- _JOB_
Word for word, quote all of the material, omitting the pictures.

- _RECORDED DATA_

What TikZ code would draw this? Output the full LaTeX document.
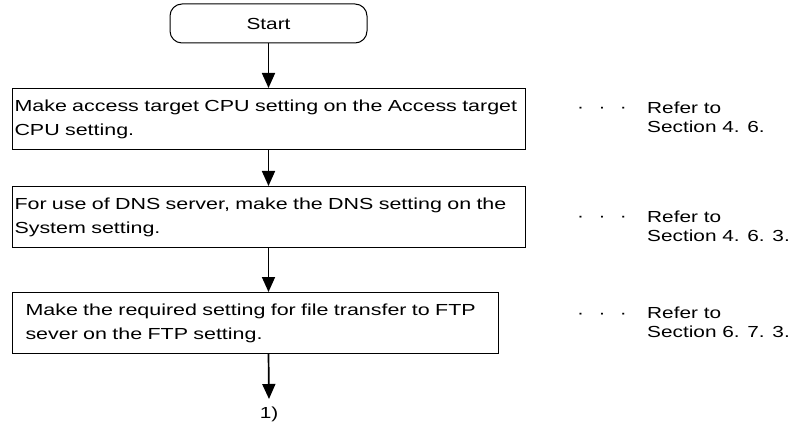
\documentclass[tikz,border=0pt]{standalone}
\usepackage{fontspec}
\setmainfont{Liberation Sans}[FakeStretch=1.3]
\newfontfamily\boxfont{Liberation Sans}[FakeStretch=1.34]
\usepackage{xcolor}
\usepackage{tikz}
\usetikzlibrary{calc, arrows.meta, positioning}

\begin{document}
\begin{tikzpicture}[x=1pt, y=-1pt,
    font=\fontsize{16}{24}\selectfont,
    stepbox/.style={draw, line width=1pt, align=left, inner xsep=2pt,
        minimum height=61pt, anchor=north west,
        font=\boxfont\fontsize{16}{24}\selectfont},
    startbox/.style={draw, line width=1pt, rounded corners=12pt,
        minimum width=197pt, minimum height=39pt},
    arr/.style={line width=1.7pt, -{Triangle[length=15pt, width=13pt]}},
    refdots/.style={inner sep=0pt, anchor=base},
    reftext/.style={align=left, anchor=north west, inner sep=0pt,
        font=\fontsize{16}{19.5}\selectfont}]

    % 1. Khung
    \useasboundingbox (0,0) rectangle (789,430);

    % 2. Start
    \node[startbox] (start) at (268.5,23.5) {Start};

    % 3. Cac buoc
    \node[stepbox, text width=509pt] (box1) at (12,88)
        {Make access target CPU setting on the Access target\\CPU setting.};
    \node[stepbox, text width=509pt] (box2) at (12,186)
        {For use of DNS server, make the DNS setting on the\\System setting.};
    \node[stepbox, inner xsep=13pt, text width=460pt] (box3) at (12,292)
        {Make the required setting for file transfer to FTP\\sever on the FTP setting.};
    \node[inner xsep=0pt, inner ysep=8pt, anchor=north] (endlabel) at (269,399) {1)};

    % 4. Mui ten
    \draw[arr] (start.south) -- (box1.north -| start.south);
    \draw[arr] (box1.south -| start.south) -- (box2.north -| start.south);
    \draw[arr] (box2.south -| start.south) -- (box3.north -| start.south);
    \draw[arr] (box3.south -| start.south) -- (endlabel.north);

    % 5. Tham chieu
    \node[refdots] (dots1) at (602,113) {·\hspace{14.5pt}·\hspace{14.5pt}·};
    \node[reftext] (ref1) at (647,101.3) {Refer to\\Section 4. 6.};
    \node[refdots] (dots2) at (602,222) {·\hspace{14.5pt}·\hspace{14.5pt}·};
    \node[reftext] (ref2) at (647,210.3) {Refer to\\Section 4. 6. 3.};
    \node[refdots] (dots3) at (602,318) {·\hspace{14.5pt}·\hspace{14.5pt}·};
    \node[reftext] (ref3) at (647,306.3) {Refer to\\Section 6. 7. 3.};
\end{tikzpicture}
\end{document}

- _THE RESPONSE_
What TikZ code would draw this? Output the full LaTeX document.
\documentclass[tikz,border=0pt]{standalone}
\usepackage{fontspec}
\setmainfont{Liberation Sans}[FakeStretch=1.3]
\newfontfamily\boxfont{Liberation Sans}[FakeStretch=1.34]
\usepackage{xcolor}
\usepackage{tikz}
\usetikzlibrary{calc, arrows.meta, positioning}

\begin{document}
\begin{tikzpicture}[x=1pt, y=-1pt,
    font=\fontsize{16}{24}\selectfont,
    stepbox/.style={draw, line width=1pt, align=left, inner xsep=2pt,
        minimum height=61pt, anchor=north west,
        font=\boxfont\fontsize{16}{24}\selectfont},
    startbox/.style={draw, line width=1pt, rounded corners=12pt,
        minimum width=197pt, minimum height=39pt},
    arr/.style={line width=1.7pt, -{Triangle[length=15pt, width=13pt]}},
    refdots/.style={inner sep=0pt, anchor=base},
    reftext/.style={align=left, anchor=north west, inner sep=0pt,
        font=\fontsize{16}{19.5}\selectfont}]

    % 1. Khung
    \useasboundingbox (0,0) rectangle (789,430);

    % 2. Start
    \node[startbox] (start) at (268.5,23.5) {Start};

    % 3. Cac buoc
    \node[stepbox, text width=509pt] (box1) at (12,88)
        {Make access target CPU setting on the Access target\\CPU setting.};
    \node[stepbox, text width=509pt] (box2) at (12,186)
        {For use of DNS server, make the DNS setting on the\\System setting.};
    \node[stepbox, inner xsep=13pt, text width=460pt] (box3) at (12,292)
        {Make the required setting for file transfer to FTP\\sever on the FTP setting.};
    \node[inner xsep=0pt, inner ysep=8pt, anchor=north] (endlabel) at (269,399) {1)};

    % 4. Mui ten
    \draw[arr] (start.south) -- (box1.north -| start.south);
    \draw[arr] (box1.south -| start.south) -- (box2.north -| start.south);
    \draw[arr] (box2.south -| start.south) -- (box3.north -| start.south);
    \draw[arr] (box3.south -| start.south) -- (endlabel.north);

    % 5. Tham chieu
    \node[refdots] (dots1) at (602,113) {·\hspace{14.5pt}·\hspace{14.5pt}·};
    \node[reftext] (ref1) at (647,101.3) {Refer to\\Section 4. 6.};
    \node[refdots] (dots2) at (602,222) {·\hspace{14.5pt}·\hspace{14.5pt}·};
    \node[reftext] (ref2) at (647,210.3) {Refer to\\Section 4. 6. 3.};
    \node[refdots] (dots3) at (602,318) {·\hspace{14.5pt}·\hspace{14.5pt}·};
    \node[reftext] (ref3) at (647,306.3) {Refer to\\Section 6. 7. 3.};
\end{tikzpicture}
\end{document}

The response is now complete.